Even though Brittany Russell was a key player as a freshman last year at Stone Bridge, the area public school basketball program with the most promising future, she felt she would not attain her goal of playing in college if she remained there.
Russell thought college recruiters would overlook public schools in favor of private schools that assemble teams with players who share Russell's dream.
So she followed one of her basketball mentors to Notre Dame Academy this season, where former Loudoun County boys' coach Chick Bushrod has been charged with helping to bring the girls' program to the level of the boys' team.
"It's definitely not as easy at public schools," Russell said. "We get a lot more exposure here, and we play tougher and tougher teams. [Colleges] bring scouts, and that allows them to see us easier."
If the Dragons keep playing the way they are, even more recruiters will be visiting the Middleburg campus. The 69-35 victory over the Marriott charter school Monday was Notre Dame's seventh in a row and ran its record to 13-4, the winningest season in five years.
The Dragons are not playing top-level competition such as Bishop McNamara, St. John's and Riverdale Baptist, elite girls' basketball programs in the Washington area with national reputations. Most of the Dragons' opponents are schools with enrollments similar to theirs, about 280.
But just as Notre Dame revamped its boys' program six years ago with the ambition of becoming one that can attract players from well outside the metropolitan area, so it is transforming the image of its girls' program.
"Notre Dame hasn't had a good record for a while," said Russell, who leads the Dragons in scoring at 16.9 points per game, "but we want to get it up to the level of the boys."
For now, the Dragons must rely on enticing area players, such as Russell, from public schools to lay the program's foundation. Then it can attract players from farther away, which has not been difficult.
Notre Dame sells recruits on its ability to schedule games and tournaments with little restriction on playing sites and quantity. Bushrod hopes that the Dragons will play 40 games by season's end. The school also notes that its smaller student body allows players to interact more freely and form closely-knit team.
"I just love the private school game over the public school game," said sophomore forward Elizabeth Lipovsky, who averages 11.6 points per game and would have attended had she not enrolled at Notre Dame as a freshman. "Sure, you're missing out on a bigger school, but you get a much closer community. You're with the same kids everyday in school, and then you go out to practice with them."
Senior guard Christine Forgues is one of a few upperclass players on this team with a sophomore core. She played her freshman season at Broad Run in the fall and transferred to Notre Dame in the winter. She is thrilled with Notre Dame's decision to expand the program.
"This program, it seems people here are much more willing to work at it," Forgues said. "Before, it would be that you'd play just to get credit. It didn't matter if we won or lost."
After being asked to resign at Loudoun County in April 2000 after his teams went 57-99 in seven seasons, Bushrod gave no thought to working at a private school, much less at one with a girls' program.

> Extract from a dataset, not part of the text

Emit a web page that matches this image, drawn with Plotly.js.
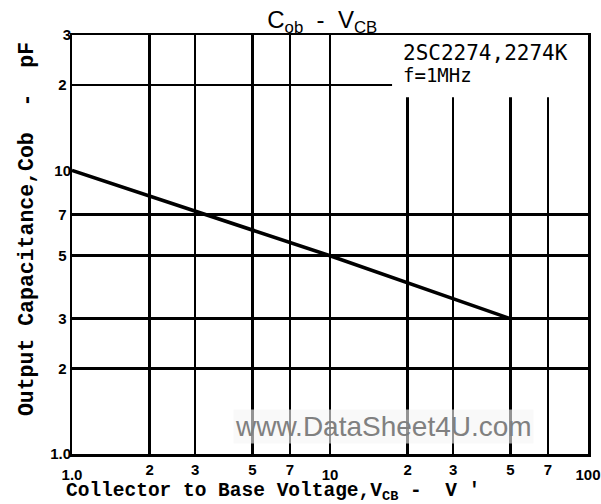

But Notre Dame hired him the next summer to assist with the boys, and he kept his job as a physical education teacher at Leesburg Elementary.

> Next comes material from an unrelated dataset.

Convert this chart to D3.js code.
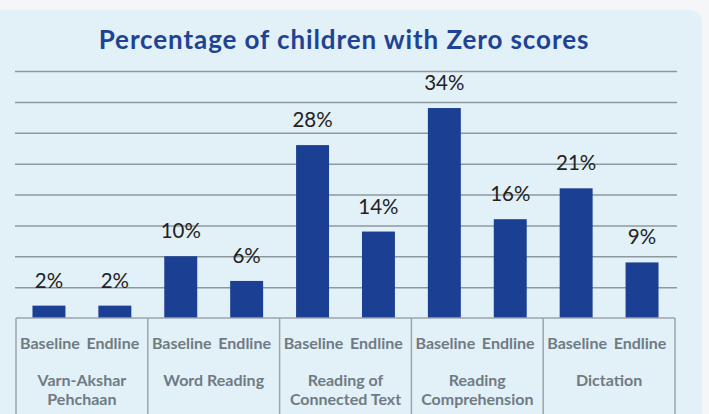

"I didn't really consider coaching private schools until I got the offer here," Bushrod said. "I'd always been involved in public schools, and I didn't think it was available to me. It was a matter of who you know, and I didn't know anybody."
While at Loudoun County, Bushrod said, he often shook his head when some of the area's top basketball talent left public schools for Notre Dame. Since arriving at the school, he understands why.
"What was hurting me was that I was working with kids in the neighborhood, and then they left the community," Bushrod said. "But I always heard that you've got to do what's in your best interest. Kids have to do it, and coaches have to do it, too."
The bond formed by Bushrod and his players not only enhances the experience but also improves team chemistry. The Dragons play on the road often during the regular season, whereas public school teams might not have that chance unless they go deep into the postseason.
"I played a season at a public school, and it definitely makes a difference," Forgues said. "It's a closeness that you can only get at a place like this."